Sometimes, all one desires is to simply be. Not to rebuild the ruins, not to transform the wreckage, but to sit among it, to name it home. And yet even then, acknowledgment comes only in the lateness of the hour. “We loved you,” they may say, but the words arrive like a fleeting echo, too faint, too late to matter. Why must their voices wait until the hour is so far spent? Perhaps they never loved. Perhaps they lacked the courage to face the void they helped create.


And so, we linger in their cowardice, drowning in the shadows of their failures. We carry the weight of deception, bearing the cruel jest of love professed too late. To rebuild is an act of defiance, not merely against the past but against the self that once surrendered to ruin. Yet rebuilding demands faith a faith that often feels misplaced when all one has known is absence. To think the unloved could suddenly become beloved what folly is this? It is not love at all, but the barren vanity of those seeking absolution. They see only themselves reflected in your suffering, never truly you.
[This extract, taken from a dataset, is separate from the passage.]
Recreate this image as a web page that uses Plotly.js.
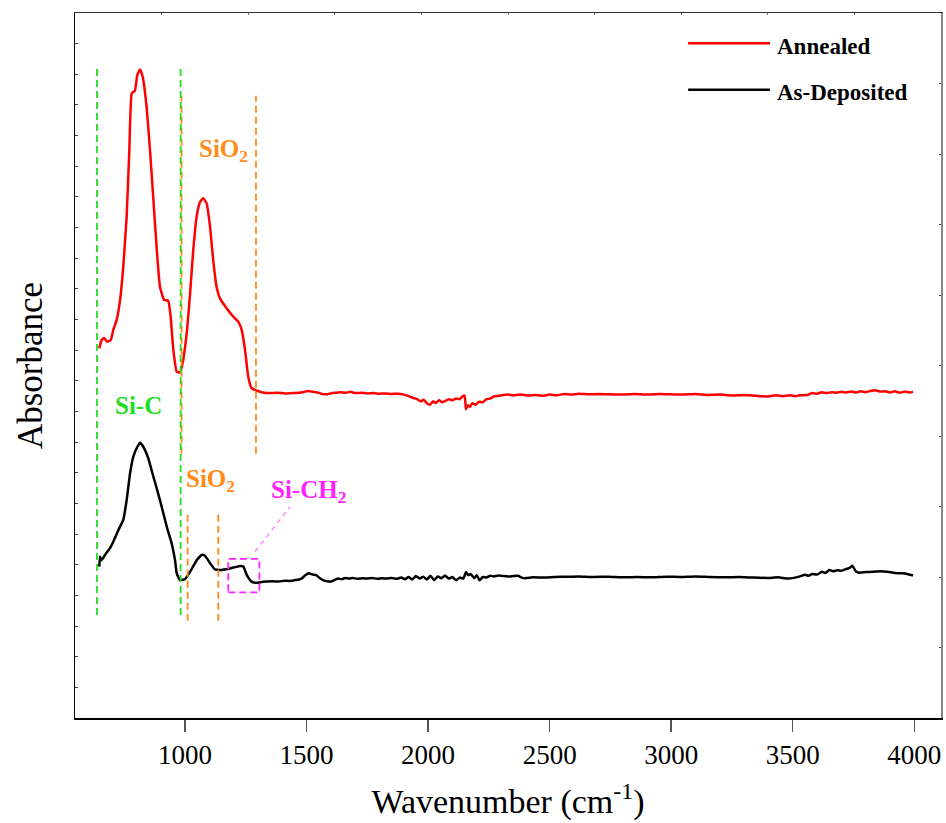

And you, you, the wanderer amidst ruins, the bearer of silent burdens drift unseen. The world surges forward, a faceless tide indifferent to your anchorless soul. In this cacophony of life, even the faint song of a bird may halt your breath, its melody lingering in the void. Perhaps it teaches you not to rebuild, but to rest amid the wreckage. Perhaps it whispers of a time when someone might see you, might love you.


But until that time, tell me this: Who art thou, to hope?